Four-Star BAP Tilapia On Display At Seafood Expo North America

China has embraced the Best Aquaculture Practices (BAP) third-party certification program since the release of the BAP tilapia farm standards in 2008 and the certification of the first farm (Elite Aquaculture Co. Ltd. in Guangxi Province, China) in 2009.

There are more than 70 BAP-certified tilapia farms in China, with an additional 60 BAP-certified tilapia processing plants, hatcheries and feed mills. China is home to about two-thirds of the world’s BAP-certified tilapia facilities.

Certification against the BAP standards provides the third-party assurance that the marketplace increasingly requires, as BAP is the world’s most comprehensive third-party certification program, with standards encompassing environmental responsibility, social responsibility, food safety, animal health and welfare and traceability. Additionally, BAP encompasses the entire aquaculture production chain, with a star system to identify, and reward, companies whose processing plants, farms, hatcheries and feed mills are BAP-certified.

About 30 Chinese tilapia processing plants capable of offering four-star BAP tilapia. Many of these companies are exhibiting at Seafood Expo North America (SENA) in Boston in mid-March.

Please join us at SENA on Sunday, March 19, from 1 to 2 p.m. for a cooking demonstration featuring four-star BAP tilapia from China at the cooking demonstration theater on the show floor (3,300 aisle). Chef Rut, who’s affiliated with Sunnyvale Seafood/Guangdong Gourmet Products, will be preparing a variety of Asian-inspired dishes featuring four-star BAP tilapia from China.
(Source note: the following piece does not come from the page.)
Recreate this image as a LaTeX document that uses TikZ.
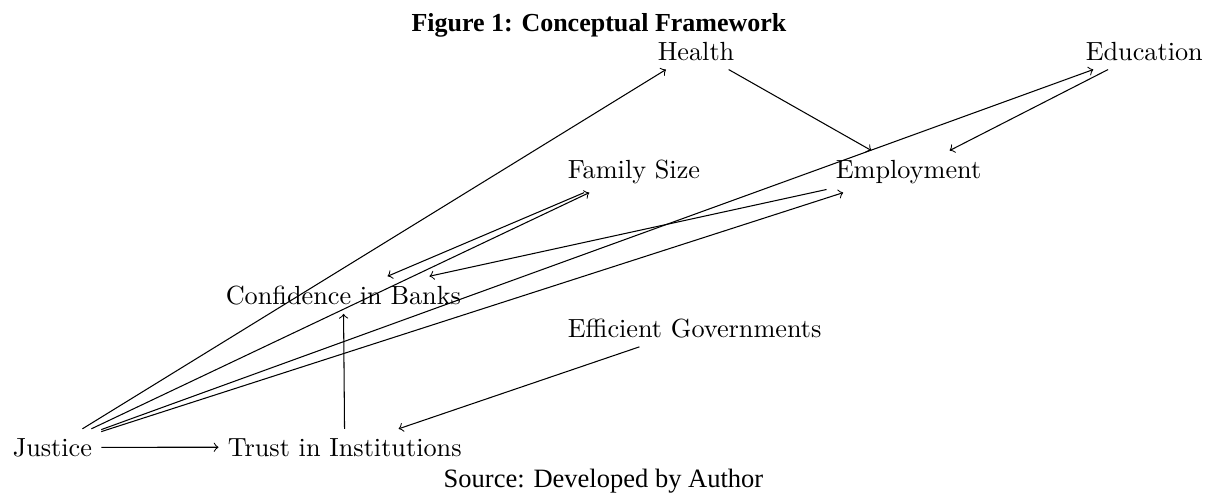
\documentclass[tikz,border=0pt]{standalone}
\usepackage{fontspec}
\newfontfamily\capfont{Liberation Serif}
\begin{document}
\begin{tikzpicture}[
  x=0.381pt, y=-0.381pt,
  concept/.style={anchor=base west, inner sep=3.33pt, font=\fontsize{10}{12}\selectfont},
  caption/.style={anchor=base, inner sep=0pt},
  link/.style={->, line width=0.4pt}
]
\useasboundingbox (0,0) rectangle (1205,493);

% captions
\node[caption, font=\capfont\bfseries\fontsize{9.9}{12}\selectfont] (title) at (599,31) {Figure 1: Conceptual Framework};
\node[caption, font=\capfont\fontsize{10.1}{12}\selectfont] (source) at (603.5,487) {Source: Developed by Author};

% concepts (west anchor sits one inner sep left of the text)
\node[concept] (justice)    at (3.5,456)  {Justice};
\node[concept] (trust)      at (218.5,456) {Trust in Institutions};
\node[concept] (confidence) at (216.5,304) {Confidence in Banks};
\node[concept] (efficient)  at (558.5,337) {Efficient Governments};
\node[concept] (family)     at (558.5,178) {Family Size};
\node[concept] (employment) at (826.5,178) {Employment};
\node[concept] (health)     at (648.5,60)  {Health};
\node[concept] (education)  at (1076.5,60) {Education};

% relations
\draw[link] (justice) -- (trust);
\draw[link] (justice) -- (health);
\draw[link] (justice) -- (family);
\draw[link] (justice) -- (employment);
\draw[link] (justice) -- (education);
\draw[link] (family) -- (confidence);
\draw[link] (employment) -- (confidence);
\draw[link] (health) -- (employment);
\draw[link] (education) -- (employment);
\draw[link] (trust) -- (confidence);
\draw[link] (efficient) -- (trust);
\end{tikzpicture}
\end{document}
Learn more about sourcing tilapia from China, responsible aquaculture and the BAP third-party certification program. The cooking demonstration is sponsored by the China Aquatic Products Processing and Marketing Alliance (CAPPMA). Chef Rut (Panurat Poladitmontri) has 30 years of culinary experience as a restaurateur, cookbook author, developer of Thai food product lines and foodservice consultant. He owns Harbor Café in Seattle.
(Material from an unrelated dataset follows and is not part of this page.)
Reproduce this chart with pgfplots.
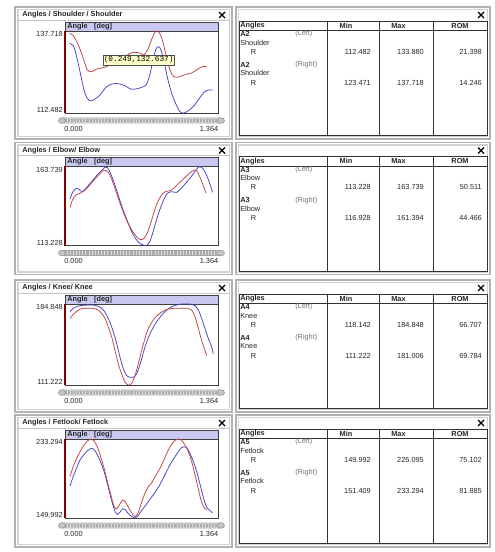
\documentclass[border=0pt]{standalone}
\usepackage{pgfplots}
\pgfplotsset{compat=1.18}
\usepackage{fontspec}
\setmainfont{Liberation Sans}
\newfontfamily\mono{Liberation Mono}
\definecolor{cred}{RGB}{192,64,64}
\definecolor{cblue}{RGB}{64,64,200}
\definecolor{hdr}{RGB}{200,200,240}
\definecolor{dred}{RGB}{128,0,0}
\definecolor{tipbg}{RGB}{255,255,204}
\newcommand\tfont{\fontsize{5.5}{6.5}\selectfont}
\newcommand\xclose[2]{\draw[line width=1.0pt] ({#1-3},{#2-3})--({#1+3},{#2+3}) ({#1-3},{#2+3})--({#1+3},{#2-3});}
% #1 offset, #2 title, #3 top label, #4 bottom label, #5 data bottom (relative)
\newcommand\leftpanel[5]{%
\begin{scope}[shift={(0,#1)}]
 \draw[gray!60, line width=0.8] (15,7) rectangle (232,139);
 \draw[gray!35, line width=0.8] (18,9.5) rectangle (229.5,136.5);
 \draw[gray!45, line width=0.5] (18,20) -- (229.5,20);
 \node[anchor=west,font=\tfont\bfseries] at (22,15) {#2};
 \xclose{222}{15}
 \fill[hdr] (65,22) rectangle (218,31);
 \node[anchor=west,font=\tfont\bfseries] at (67,26.5) {Angle\hspace{0.9em}[deg]};
 \draw[black!75, line width=0.6] (65,22) rectangle (218,#5);
 \draw[black!75, line width=0.6] (65,31) -- (218,31);
 \draw[dred, line width=1.1] (65,31) -- (65,#5);
 \node[anchor=east] at (63,34) {#3};
 \node[anchor=east] at (63,{#5-3}) {#4};
 \draw[gray!70, fill=gray!25, rounded corners=2] (60,{#5+5}) rectangle (223,{#5+10});
 \draw[gray!65, line width=2.4pt, dash pattern=on 0.45pt off 0.65pt] (65,{#5+7.5}) -- (218,{#5+7.5});
 \filldraw[fill=gray!45, draw=gray!80, line width=0.5] (62,{#5+7.5}) ellipse [x radius=3.5, y radius=2.8];
 \filldraw[fill=gray!45, draw=gray!80, line width=0.5] (221,{#5+7.5}) ellipse [x radius=3.5, y radius=2.8];
 \node at (73.5,{#5+15.5}) {0.000};
 \node at (209,{#5+15.5}) {1.364};
\end{scope}}
% #1 offset, #2 code, #3 name, #4-#9 values
\newcommand\rightpanel[9]{%
\begin{scope}[shift={(0,#1)}]
 \draw[gray!60, line width=0.8] (236,7) rectangle (490,139);
 \draw[gray!35, line width=0.8] (238.5,9.5) rectangle (487.5,136.5);
 \xclose{481}{15}
 \draw[black!80, line width=0.6] (239,21) rectangle (487,135.5);
 \draw[black!80, line width=0.6] (239,30.5) -- (487,30.5);
 \foreach \xx in {327,379,433} {\draw[black!80, line width=0.6] (\xx,21) -- (\xx,135.5);}
 \node[anchor=west,font=\tfont\bfseries] at (240,25.8) {Angles};
 \node[font=\tfont\bfseries] at (346,25.8) {Min};
 \node[font=\tfont\bfseries] at (398.5,25.8) {Max};
 \node[font=\tfont\bfseries] at (460,25.8) {ROM};
 \node[anchor=west,font=\tfont\bfseries] at (240,34) {#2};
 \node[anchor=west,text=black!55] at (295,34) {(Left)};
 \node[anchor=west] at (240,42.7) {#3};
 \node[anchor=west] at (250.5,51.7) {R};
 \node[anchor=east] at (371,51.7) {#4};
 \node[anchor=east] at (424,51.7) {#5};
 \node[anchor=east] at (482,51.7) {#6};
 \node[anchor=west,font=\tfont\bfseries] at (240,64.8) {#2};
 \node[anchor=west,text=black!55] at (295,64.8) {(Right)};
 \node[anchor=west] at (240,73.3) {#3};
 \node[anchor=west] at (250.5,82.7) {R};
 \node[anchor=east] at (371,82.7) {#7};
 \node[anchor=east] at (424,82.7) {#8};
 \node[anchor=east] at (482,82.7) {#9};
\end{scope}}
\pgfplotsset{rowax/.style={hide axis, scale only axis, width=114.75pt, xmin=0, xmax=1.364, clip=false, anchor=south west},
 rr/.style={cred, line width=0.55pt, smooth, no markers},
 bb/.style={cblue, line width=0.55pt, smooth, no markers}}
\begin{document}
\begin{tikzpicture}
\begin{scope}[x=0.75pt,y=-0.75pt, every node/.style={font=\tfont, inner sep=0pt, text=black!85}]
 \fill[white] (0,0) rectangle (494,552);
 \path[use as bounding box] (0,0) rectangle (494,552);
 \leftpanel{0}{Angles / Shoulder / Shoulder}{137.718}{112.482}{113}
 \leftpanel{135.5}{Angles / Elbow/ Elbow}{163.739}{113.228}{110}
 \leftpanel{273}{Angles / Knee/ Knee}{184.848}{111.222}{112}
 \leftpanel{408}{Angles / Fetlock/ Fetlock}{233.294}{149.992}{110}
 \rightpanel{0}{A2}{Shoulder}{112.482}{133.880}{21.398}{123.471}{137.718}{14.246}
 \rightpanel{135.5}{A3}{Elbow}{113.228}{163.739}{50.511}{116.928}{161.394}{44.466}
 \rightpanel{273}{A4}{Knee}{118.142}{184.848}{66.707}{111.222}{181.006}{69.784}
 \rightpanel{408}{A5}{Fetlock}{149.992}{225.095}{75.102}{151.409}{233.294}{81.885}
\end{scope}
% Row 1 Shoulder
\begin{axis}[rowax, at={(48.75pt,-84.75pt)}, height=61.5pt, ymin=112.482, ymax=137.718]
\addplot[bb] coordinates {(0.039,133.88)(0.074,133.20)(0.104,129.82)(0.140,124.17)(0.169,119.56)(0.199,116.99)(0.229,116.17)(0.267,116.79)(0.312,118.02)(0.371,120.58)(0.431,121.51)(0.490,121.40)(0.544,120.69)(0.585,119.87)(0.633,119.87)(0.683,120.38)(0.722,121.10)(0.752,123.66)(0.782,128.28)(0.808,131.87)(0.832,132.90)(0.856,131.87)(0.886,127.77)(0.915,123.15)(0.951,118.53)(0.990,115.15)(1.025,112.89)(1.061,112.48)(1.108,113.40)(1.150,114.73)(1.198,116.99)(1.239,118.84)(1.278,119.56)(1.316,119.56)};
\addplot[rr] coordinates {(0.039,137.00)(0.074,136.28)(0.119,133.41)(0.163,129.30)(0.199,125.71)(0.238,125.20)(0.282,126.02)(0.342,126.43)(0.401,127.25)(0.461,128.48)(0.520,129.51)(0.565,130.54)(0.609,131.15)(0.669,130.95)(0.704,130.33)(0.743,132.38)(0.782,135.97)(0.811,137.718)(0.838,137.31)(0.868,134.95)(0.897,130.84)(0.927,126.74)(0.957,124.17)(0.990,123.47)(1.031,123.77)(1.079,124.38)(1.120,124.69)(1.159,125.41)(1.204,126.43)(1.239,126.84)(1.263,126.64)};
\end{axis}
% Row 2 Elbow
\begin{axis}[rowax, at={(48.75pt,-184.125pt)}, height=59.25pt, ymin=113.228, ymax=163.739]
\addplot[bb] coordinates {(0.045,142.89)(0.068,147.19)(0.098,149.77)(0.128,148.91)(0.158,147.62)(0.193,150.41)(0.238,154.07)(0.282,157.94)(0.327,161.16)(0.357,163.31)(0.377,163.09)(0.401,160.09)(0.431,154.71)(0.467,147.19)(0.505,138.59)(0.544,131.07)(0.579,124.62)(0.615,119.25)(0.654,115.38)(0.692,113.66)(0.728,113.23)(0.758,116.02)(0.787,122.47)(0.817,129.99)(0.847,136.44)(0.883,142.89)(0.912,146.54)(0.951,147.62)(0.996,147.19)(1.031,149.34)(1.070,152.56)(1.108,155.79)(1.144,159.01)(1.174,162.24)(1.198,163.52)(1.227,162.66)(1.257,159.01)(1.287,153.64)(1.316,147.19)};
\addplot[rr] coordinates {(0.045,137.52)(0.068,142.57)(0.098,145.60)(0.134,146.61)(0.178,148.63)(0.223,152.07)(0.267,155.72)(0.306,158.75)(0.342,161.39)(0.366,161.16)(0.389,159.76)(0.416,155.72)(0.446,149.64)(0.484,141.56)(0.520,134.46)(0.556,128.40)(0.594,123.35)(0.633,119.29)(0.663,117.29)(0.683,116.93)(0.704,117.68)(0.734,121.33)(0.764,127.39)(0.793,134.46)(0.823,140.53)(0.853,144.57)(0.892,147.60)(0.936,148.22)(0.981,150.65)(1.025,153.68)(1.070,156.73)(1.114,159.76)(1.150,161.37)(1.174,161.0)(1.198,157.74)(1.227,152.69)(1.257,146.61)};
\end{axis}
% Row 3 Knee
\begin{axis}[rowax, at={(48.75pt,-288.75pt)}, height=60.75pt, ymin=111.222, ymax=184.848]
\addplot[bb] coordinates {(0.045,177.82)(0.074,180.88)(0.119,183.02)(0.163,183.63)(0.223,183.93)(0.267,183.63)(0.306,182.40)(0.342,179.35)(0.371,174.77)(0.401,168.05)(0.431,159.49)(0.461,148.80)(0.490,136.58)(0.520,125.89)(0.550,119.78)(0.579,118.25)(0.600,118.14)(0.620,118.80)(0.645,122.83)(0.675,131.99)(0.704,142.69)(0.734,151.85)(0.773,161.02)(0.817,168.66)(0.862,174.77)(0.906,179.35)(0.951,182.40)(0.996,183.93)(1.040,184.80)(1.085,184.848)(1.129,184.60)(1.159,183.32)(1.189,179.35)(1.218,171.71)(1.248,162.55)(1.278,153.38)(1.308,145.74)(1.322,139.63)};
\addplot[rr] coordinates {(0.045,171.71)(0.074,175.38)(0.119,179.35)(0.163,180.88)(0.208,181.00)(0.253,180.88)(0.297,179.35)(0.327,176.29)(0.357,171.71)(0.386,164.07)(0.416,154.91)(0.446,142.69)(0.475,130.47)(0.505,121.30)(0.535,113.88)(0.565,111.222)(0.594,112.64)(0.624,119.78)(0.654,130.47)(0.683,142.69)(0.713,153.38)(0.743,162.55)(0.787,170.18)(0.832,175.38)(0.877,178.43)(0.921,180.27)(0.966,180.88)(1.010,181.006)(1.055,181.00)(1.100,180.88)(1.129,179.35)(1.159,173.24)(1.189,162.55)(1.218,151.85)(1.248,142.69)(1.263,138.11)};
\end{axis}
% Row 4 Fetlock
\begin{axis}[rowax, at={(48.75pt,-388.5pt)}, height=59.25pt, ymin=149.992, ymax=233.294]
\addplot[bb] coordinates {(0.045,183.73)(0.074,194.05)(0.104,202.66)(0.134,211.26)(0.178,218.15)(0.223,222.97)(0.244,223.31)(0.267,220.90)(0.297,214.71)(0.327,206.10)(0.357,195.77)(0.386,182.01)(0.416,168.24)(0.446,156.88)(0.467,153.78)(0.490,156.19)(0.514,159.63)(0.538,158.94)(0.565,154.47)(0.594,151.71)(0.624,149.992)(0.654,152.74)(0.683,157.91)(0.722,163.76)(0.758,169.96)(0.802,176.84)(0.847,185.45)(0.892,195.77)(0.936,206.10)(0.981,214.71)(1.010,219.87)(1.040,224.34)(1.061,225.095)(1.085,224.34)(1.114,218.15)(1.144,209.54)(1.174,199.22)(1.204,185.45)(1.233,171.68)(1.263,161.35)(1.293,157.91)(1.316,155.50)};
\addplot[rr] coordinates {(0.045,194.05)(0.074,204.38)(0.104,213.03)(0.134,219.87)(0.169,226.75)(0.208,231.92)(0.238,233.294)(0.259,231.23)(0.288,225.03)(0.318,214.71)(0.348,202.66)(0.377,188.89)(0.407,175.12)(0.437,162.38)(0.461,159.63)(0.490,164.80)(0.514,168.92)(0.538,167.20)(0.565,161.35)(0.594,155.50)(0.624,151.409)(0.654,156.19)(0.683,166.52)(0.713,176.15)(0.743,183.04)(0.773,187.17)(0.802,193.36)(0.832,199.22)(0.862,206.10)(0.892,214.02)(0.921,221.59)(0.951,227.79)(0.981,231.92)(1.010,233.29)(1.040,231.92)(1.070,226.75)(1.100,219.87)(1.129,209.54)(1.159,195.77)(1.189,180.29)(1.218,166.52)(1.248,159.63)(1.263,158.94)};
\end{axis}
\begin{scope}[x=0.75pt,y=-0.75pt]
 \node[draw=black!70, fill=tipbg, line width=0.4pt, inner xsep=0.8pt, inner ysep=1pt, anchor=west, font=\mono\fontsize{5.8}{6.5}\selectfont] at (102.5,60) {(0.249,132.637)};
\end{scope}
\end{tikzpicture}
\end{document}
But so much more happens behind the scenes as a result of, or in addition to, BAP that has China’s tilapia industry continually improving and acting in an increasingly responsible manner.

The majority of Chinese tilapia farms are not large, corporate farms. They are small, family farms, with the average farm producing only around 200 metric tons per year. There are thousands of tilapia farms throughout southern China, all working with the large processors that export to international markets. (Only about 20 percent of China-produced tilapia is consumed domestically, as it is not a traditional Chinese species.)

Because they are reliant on small, family farms, the processing plants are committed to ensuring that the farmers receive the support they need to thrive. The plants also work with CAPPMA (China Aquatic Products Processing and Marketing Alliance). Every year, CAPPMA recognizes the top tilapia farmers and processors at an award ceremony where winners are nominated by their peers; this creates an atmosphere of self-improvement through competition as the farmers and processors all strive to be recognized.